##### Supplied information #####

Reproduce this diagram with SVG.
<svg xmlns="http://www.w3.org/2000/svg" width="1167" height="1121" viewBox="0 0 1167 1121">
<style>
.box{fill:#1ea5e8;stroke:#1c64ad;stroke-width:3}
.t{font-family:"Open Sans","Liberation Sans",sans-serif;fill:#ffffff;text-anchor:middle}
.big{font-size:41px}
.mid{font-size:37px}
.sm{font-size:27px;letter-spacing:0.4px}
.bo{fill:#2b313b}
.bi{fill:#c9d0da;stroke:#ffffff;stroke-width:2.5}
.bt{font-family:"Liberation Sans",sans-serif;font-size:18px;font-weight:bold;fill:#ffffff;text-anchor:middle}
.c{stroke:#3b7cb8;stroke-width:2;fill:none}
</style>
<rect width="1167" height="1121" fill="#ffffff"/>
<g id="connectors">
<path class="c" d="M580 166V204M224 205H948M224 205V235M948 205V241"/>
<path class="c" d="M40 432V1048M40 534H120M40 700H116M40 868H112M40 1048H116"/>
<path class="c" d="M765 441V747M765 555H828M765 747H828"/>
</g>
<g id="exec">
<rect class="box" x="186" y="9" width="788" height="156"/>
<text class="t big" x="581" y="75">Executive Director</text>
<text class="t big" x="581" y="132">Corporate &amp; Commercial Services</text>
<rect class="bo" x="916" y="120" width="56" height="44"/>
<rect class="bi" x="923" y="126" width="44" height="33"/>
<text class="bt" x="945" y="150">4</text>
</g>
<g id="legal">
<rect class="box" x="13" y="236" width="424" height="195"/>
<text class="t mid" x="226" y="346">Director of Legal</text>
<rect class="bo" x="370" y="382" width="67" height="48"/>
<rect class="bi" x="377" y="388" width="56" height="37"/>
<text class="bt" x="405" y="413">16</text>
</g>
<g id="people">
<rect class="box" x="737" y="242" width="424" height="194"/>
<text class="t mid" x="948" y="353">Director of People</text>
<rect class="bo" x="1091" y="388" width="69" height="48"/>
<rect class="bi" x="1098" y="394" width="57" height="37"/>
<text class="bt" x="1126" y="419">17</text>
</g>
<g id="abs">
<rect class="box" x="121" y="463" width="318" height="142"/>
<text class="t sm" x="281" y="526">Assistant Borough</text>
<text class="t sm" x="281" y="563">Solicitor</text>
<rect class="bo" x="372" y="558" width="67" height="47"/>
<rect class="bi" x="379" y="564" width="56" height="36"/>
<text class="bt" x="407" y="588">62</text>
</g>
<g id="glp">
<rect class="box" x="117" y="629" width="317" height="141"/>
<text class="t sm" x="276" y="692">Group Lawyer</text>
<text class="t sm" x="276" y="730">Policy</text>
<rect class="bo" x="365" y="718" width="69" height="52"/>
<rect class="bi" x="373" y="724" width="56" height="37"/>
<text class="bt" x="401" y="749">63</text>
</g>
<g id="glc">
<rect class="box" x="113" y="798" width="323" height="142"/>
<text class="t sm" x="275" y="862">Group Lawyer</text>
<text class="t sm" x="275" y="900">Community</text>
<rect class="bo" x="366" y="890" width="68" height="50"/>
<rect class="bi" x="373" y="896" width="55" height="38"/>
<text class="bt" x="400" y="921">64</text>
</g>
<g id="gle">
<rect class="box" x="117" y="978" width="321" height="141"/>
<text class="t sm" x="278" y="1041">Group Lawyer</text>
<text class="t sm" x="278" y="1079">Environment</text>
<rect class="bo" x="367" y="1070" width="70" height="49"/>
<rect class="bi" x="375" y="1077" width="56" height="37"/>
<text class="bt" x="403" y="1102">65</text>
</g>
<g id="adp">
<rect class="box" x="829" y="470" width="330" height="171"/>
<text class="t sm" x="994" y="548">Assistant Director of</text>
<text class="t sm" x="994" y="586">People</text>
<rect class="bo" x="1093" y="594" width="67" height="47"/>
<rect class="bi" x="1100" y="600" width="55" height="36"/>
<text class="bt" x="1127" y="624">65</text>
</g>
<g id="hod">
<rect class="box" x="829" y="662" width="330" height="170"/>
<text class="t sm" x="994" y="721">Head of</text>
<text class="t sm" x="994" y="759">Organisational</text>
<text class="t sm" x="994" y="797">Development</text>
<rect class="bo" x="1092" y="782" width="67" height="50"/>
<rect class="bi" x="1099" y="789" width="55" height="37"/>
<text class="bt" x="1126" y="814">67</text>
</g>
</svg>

#####
##### Supplied information #####

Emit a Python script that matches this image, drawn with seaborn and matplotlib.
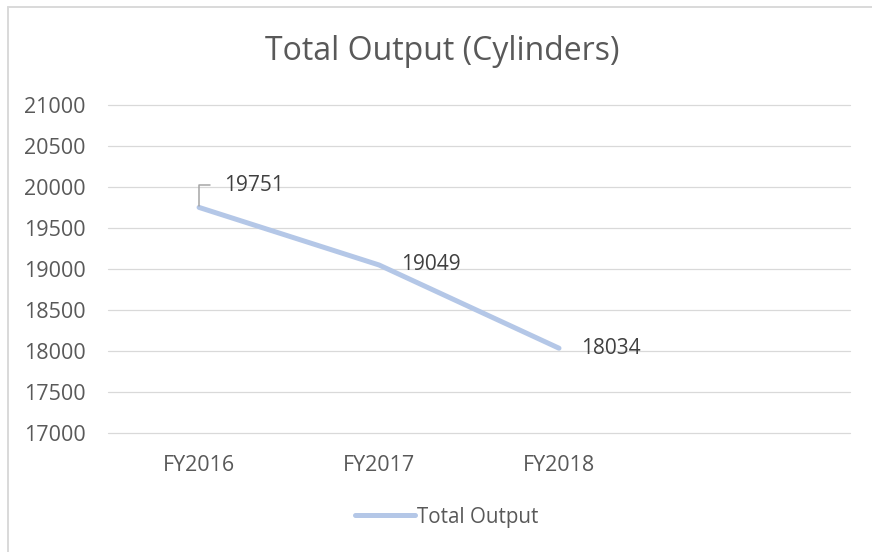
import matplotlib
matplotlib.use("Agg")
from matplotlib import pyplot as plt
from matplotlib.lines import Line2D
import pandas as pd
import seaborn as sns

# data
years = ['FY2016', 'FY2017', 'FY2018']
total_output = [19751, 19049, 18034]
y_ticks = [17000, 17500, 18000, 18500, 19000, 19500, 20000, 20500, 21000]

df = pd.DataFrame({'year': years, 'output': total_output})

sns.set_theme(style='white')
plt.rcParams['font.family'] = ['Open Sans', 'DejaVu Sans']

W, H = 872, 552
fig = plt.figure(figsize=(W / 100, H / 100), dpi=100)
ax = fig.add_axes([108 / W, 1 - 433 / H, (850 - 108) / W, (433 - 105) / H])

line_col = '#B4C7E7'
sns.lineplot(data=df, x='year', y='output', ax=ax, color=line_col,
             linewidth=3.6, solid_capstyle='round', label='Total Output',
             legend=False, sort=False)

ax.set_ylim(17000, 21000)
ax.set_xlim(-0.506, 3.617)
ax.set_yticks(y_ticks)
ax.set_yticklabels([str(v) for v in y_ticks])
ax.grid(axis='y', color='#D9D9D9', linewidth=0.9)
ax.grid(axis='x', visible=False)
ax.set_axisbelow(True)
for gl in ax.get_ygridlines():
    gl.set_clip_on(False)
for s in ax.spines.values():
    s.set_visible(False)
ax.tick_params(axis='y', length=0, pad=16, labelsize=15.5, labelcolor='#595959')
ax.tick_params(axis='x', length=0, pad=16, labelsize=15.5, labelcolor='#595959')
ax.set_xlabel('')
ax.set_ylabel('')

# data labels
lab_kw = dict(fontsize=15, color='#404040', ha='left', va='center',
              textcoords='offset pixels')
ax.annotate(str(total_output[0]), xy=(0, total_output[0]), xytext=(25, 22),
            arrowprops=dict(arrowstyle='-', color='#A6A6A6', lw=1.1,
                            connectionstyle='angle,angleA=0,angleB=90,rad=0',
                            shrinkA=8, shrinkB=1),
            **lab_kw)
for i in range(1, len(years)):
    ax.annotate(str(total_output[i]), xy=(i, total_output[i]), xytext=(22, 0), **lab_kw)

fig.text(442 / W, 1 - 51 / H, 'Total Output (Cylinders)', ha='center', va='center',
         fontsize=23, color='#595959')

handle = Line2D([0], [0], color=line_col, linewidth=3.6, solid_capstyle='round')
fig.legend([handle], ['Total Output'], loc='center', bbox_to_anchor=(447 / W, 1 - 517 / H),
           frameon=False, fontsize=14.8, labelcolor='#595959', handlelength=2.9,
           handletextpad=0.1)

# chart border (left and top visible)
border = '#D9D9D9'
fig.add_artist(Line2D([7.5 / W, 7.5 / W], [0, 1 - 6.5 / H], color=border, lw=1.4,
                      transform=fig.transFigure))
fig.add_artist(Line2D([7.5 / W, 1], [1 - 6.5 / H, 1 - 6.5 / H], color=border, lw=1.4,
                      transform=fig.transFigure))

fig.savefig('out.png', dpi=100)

#####
##### Supplied information #####

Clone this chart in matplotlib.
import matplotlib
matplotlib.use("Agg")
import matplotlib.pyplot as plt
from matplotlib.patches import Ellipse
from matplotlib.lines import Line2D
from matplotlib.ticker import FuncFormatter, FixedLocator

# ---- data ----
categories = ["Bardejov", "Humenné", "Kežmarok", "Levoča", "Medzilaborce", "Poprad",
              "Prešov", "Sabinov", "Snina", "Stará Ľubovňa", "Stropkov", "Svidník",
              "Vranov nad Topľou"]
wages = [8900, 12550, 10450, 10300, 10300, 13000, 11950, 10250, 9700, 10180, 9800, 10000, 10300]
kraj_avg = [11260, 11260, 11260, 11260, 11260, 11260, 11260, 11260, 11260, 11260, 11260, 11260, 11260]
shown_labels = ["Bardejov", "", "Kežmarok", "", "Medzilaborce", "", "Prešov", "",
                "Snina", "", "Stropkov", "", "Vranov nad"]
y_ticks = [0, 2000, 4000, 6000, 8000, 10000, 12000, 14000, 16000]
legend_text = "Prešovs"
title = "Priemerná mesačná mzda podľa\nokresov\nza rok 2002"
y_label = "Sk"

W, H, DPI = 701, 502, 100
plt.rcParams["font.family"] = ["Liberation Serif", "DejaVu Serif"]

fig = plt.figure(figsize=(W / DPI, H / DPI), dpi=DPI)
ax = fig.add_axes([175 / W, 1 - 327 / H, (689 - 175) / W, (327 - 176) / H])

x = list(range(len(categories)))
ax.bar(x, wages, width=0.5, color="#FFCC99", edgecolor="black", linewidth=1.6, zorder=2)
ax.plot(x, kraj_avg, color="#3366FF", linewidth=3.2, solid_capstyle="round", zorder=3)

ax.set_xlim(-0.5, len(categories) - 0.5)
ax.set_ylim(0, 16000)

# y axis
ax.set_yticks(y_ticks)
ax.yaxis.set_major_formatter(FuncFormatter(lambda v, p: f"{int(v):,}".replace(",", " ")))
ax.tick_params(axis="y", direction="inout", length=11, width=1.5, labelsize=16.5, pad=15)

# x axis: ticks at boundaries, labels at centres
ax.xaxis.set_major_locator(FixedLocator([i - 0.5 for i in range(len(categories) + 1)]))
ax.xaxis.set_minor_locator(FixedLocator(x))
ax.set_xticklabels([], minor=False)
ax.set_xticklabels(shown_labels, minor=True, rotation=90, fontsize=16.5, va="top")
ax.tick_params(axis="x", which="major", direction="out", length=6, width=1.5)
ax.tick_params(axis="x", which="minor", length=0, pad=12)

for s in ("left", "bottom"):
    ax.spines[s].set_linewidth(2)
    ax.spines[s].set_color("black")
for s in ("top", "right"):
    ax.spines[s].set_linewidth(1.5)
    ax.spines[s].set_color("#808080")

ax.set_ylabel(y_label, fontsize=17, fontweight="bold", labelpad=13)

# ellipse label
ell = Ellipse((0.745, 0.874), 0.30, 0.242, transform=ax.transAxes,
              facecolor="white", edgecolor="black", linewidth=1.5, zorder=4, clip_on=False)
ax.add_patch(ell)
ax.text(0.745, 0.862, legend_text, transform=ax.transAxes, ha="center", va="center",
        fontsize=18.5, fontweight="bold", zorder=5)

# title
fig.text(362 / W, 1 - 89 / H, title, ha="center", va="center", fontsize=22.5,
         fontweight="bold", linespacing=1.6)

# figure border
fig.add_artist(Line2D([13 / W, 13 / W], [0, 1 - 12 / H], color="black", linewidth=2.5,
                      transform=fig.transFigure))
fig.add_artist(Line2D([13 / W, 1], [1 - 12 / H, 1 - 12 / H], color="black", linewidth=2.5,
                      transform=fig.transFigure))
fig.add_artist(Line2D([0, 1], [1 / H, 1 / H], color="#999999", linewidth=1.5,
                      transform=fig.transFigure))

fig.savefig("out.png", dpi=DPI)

#####

» **Task description**:
Write down exactly the span of lines above from the one containing "Clone this chart in matplotlib." to the one containing "from matplotlib.ticker import", both ends included.

» **Exercise answer**:
Clone this chart in matplotlib.
import matplotlib
matplotlib.use("Agg")
import matplotlib.pyplot as plt
from matplotlib.patches import Ellipse
from matplotlib.lines import Line2D
from matplotlib.ticker import FuncFormatter, FixedLocator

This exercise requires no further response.